Recorded information
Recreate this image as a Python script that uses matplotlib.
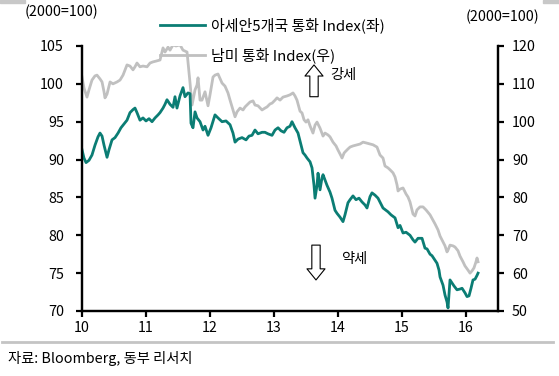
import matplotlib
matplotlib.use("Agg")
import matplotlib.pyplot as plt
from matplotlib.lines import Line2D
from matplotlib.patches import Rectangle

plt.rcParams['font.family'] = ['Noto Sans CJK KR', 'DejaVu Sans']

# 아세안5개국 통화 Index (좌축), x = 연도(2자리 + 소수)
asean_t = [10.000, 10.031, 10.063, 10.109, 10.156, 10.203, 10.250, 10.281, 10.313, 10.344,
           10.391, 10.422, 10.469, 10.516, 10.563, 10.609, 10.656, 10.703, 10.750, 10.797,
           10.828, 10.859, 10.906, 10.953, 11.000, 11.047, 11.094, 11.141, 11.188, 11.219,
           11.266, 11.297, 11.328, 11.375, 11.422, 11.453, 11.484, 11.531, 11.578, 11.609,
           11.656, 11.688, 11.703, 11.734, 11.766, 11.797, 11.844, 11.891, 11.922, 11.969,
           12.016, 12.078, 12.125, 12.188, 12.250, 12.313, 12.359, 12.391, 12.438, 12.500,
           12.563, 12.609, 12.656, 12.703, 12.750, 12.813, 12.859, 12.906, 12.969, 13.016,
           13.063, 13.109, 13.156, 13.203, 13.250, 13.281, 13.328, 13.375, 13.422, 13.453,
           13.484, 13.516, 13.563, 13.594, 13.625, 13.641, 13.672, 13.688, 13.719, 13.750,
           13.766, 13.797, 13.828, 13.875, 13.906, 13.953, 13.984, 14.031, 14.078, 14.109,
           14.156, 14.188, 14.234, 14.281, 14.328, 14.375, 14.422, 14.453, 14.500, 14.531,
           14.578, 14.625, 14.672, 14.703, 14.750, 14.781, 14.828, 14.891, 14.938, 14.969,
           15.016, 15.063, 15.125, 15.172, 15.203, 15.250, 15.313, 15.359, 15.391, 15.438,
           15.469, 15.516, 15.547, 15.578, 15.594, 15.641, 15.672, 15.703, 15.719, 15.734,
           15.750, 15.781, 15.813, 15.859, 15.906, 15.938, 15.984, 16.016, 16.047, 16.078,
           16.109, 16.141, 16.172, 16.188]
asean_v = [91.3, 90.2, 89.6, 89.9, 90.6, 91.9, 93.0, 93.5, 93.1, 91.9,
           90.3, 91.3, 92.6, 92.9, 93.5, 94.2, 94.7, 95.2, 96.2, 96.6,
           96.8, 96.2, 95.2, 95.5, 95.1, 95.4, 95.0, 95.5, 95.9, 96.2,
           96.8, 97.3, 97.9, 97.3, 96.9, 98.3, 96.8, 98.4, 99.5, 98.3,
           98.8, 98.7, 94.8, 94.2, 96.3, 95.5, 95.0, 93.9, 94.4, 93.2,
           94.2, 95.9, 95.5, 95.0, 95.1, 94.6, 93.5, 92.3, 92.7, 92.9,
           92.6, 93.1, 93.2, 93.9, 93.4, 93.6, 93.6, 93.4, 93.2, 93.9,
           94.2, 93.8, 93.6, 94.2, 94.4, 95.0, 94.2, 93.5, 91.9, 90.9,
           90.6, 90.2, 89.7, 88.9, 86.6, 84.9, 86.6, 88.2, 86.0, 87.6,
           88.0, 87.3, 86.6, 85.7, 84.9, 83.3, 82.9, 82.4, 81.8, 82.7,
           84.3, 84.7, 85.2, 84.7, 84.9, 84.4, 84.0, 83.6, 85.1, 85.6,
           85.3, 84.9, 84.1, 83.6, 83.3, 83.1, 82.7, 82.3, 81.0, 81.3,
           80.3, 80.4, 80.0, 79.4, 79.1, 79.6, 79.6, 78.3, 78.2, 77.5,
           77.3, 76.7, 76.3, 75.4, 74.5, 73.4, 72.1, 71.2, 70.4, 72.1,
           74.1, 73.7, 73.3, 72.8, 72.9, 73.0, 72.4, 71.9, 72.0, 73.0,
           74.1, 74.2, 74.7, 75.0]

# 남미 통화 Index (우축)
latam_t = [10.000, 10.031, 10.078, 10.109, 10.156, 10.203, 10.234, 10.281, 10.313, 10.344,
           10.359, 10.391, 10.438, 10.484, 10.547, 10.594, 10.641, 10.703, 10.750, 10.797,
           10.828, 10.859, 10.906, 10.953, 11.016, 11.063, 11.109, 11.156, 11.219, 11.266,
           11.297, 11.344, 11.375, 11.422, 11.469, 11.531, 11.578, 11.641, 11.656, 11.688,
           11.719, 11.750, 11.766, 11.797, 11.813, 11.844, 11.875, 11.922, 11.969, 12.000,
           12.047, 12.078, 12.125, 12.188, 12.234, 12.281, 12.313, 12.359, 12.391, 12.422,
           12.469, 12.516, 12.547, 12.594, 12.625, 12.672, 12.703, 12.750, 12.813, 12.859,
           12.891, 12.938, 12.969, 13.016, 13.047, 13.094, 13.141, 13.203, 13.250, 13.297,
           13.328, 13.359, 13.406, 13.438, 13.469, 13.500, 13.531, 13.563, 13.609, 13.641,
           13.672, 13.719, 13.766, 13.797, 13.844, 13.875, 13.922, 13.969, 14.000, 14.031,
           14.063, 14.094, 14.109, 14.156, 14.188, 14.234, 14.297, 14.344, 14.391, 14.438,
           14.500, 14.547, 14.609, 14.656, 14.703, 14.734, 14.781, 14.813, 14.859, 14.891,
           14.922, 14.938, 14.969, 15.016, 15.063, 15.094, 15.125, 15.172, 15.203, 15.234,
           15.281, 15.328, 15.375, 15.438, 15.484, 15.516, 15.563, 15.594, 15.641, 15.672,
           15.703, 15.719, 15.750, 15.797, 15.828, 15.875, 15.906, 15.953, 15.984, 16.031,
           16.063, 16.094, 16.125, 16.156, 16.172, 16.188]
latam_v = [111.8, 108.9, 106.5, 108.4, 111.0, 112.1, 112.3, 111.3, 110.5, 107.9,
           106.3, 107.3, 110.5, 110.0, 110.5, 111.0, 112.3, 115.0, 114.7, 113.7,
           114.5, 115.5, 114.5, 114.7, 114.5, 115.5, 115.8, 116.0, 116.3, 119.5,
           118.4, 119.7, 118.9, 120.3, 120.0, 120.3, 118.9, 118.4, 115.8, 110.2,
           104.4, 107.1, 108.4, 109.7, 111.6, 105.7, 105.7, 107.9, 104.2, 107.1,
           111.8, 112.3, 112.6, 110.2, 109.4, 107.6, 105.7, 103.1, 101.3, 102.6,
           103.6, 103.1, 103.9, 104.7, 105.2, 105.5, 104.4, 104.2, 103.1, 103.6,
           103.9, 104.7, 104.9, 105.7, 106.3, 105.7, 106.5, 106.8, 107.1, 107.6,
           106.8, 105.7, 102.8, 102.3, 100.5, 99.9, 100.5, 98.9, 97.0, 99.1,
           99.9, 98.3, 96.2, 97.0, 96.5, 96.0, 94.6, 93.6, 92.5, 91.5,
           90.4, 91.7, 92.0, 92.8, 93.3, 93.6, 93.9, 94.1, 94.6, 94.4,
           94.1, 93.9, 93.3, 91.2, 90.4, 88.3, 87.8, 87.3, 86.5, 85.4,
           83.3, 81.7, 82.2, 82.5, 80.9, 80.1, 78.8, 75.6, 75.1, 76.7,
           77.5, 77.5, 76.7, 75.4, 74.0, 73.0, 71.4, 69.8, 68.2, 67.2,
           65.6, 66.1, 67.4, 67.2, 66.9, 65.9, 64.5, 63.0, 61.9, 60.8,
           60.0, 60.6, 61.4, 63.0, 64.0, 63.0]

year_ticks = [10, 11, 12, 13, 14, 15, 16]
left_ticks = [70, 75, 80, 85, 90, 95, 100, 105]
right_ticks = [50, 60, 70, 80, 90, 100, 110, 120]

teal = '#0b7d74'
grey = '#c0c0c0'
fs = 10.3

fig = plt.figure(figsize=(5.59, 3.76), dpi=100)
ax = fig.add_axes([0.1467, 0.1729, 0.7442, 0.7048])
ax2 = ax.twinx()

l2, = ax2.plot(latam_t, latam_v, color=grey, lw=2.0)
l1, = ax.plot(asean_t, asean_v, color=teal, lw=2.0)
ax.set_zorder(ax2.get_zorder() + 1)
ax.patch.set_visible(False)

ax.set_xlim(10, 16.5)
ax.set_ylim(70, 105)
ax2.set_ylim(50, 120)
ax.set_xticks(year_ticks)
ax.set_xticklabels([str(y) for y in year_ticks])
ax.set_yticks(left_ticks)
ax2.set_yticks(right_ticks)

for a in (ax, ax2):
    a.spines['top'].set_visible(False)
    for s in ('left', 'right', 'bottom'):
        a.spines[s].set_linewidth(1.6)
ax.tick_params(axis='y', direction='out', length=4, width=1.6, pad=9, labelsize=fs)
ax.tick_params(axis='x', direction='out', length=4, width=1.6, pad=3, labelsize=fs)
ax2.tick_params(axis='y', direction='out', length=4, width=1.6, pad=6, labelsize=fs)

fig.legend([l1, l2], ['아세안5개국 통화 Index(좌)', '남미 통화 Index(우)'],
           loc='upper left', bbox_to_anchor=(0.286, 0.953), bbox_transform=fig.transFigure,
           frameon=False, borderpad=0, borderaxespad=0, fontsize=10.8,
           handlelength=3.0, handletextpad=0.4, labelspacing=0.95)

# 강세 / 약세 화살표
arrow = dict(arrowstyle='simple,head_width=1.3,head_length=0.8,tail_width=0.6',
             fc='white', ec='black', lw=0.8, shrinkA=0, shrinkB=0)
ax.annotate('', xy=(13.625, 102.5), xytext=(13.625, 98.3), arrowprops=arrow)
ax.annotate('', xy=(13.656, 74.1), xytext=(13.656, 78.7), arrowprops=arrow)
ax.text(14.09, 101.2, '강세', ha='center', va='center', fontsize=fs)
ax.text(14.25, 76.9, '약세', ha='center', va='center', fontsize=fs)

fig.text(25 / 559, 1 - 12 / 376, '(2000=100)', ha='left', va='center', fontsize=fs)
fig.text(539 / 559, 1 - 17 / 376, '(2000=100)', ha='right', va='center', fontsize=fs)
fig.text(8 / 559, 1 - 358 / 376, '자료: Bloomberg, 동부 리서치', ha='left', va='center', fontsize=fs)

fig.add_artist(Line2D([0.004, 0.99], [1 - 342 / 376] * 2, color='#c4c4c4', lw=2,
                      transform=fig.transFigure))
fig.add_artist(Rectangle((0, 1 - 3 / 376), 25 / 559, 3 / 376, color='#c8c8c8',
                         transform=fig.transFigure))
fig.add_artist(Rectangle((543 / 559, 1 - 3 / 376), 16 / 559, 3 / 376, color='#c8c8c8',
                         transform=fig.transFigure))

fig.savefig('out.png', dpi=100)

Task
Up to and including the line with "plt.rcParams['font.family'] = ['Noto", copy the data above from its first line. Skip pictures.

Reply
Recreate this image as a Python script that uses matplotlib.
import matplotlib
matplotlib.use("Agg")
import matplotlib.pyplot as plt
from matplotlib.lines import Line2D
from matplotlib.patches import Rectangle

plt.rcParams['font.family'] = ['Noto Sans CJK KR', 'DejaVu Sans']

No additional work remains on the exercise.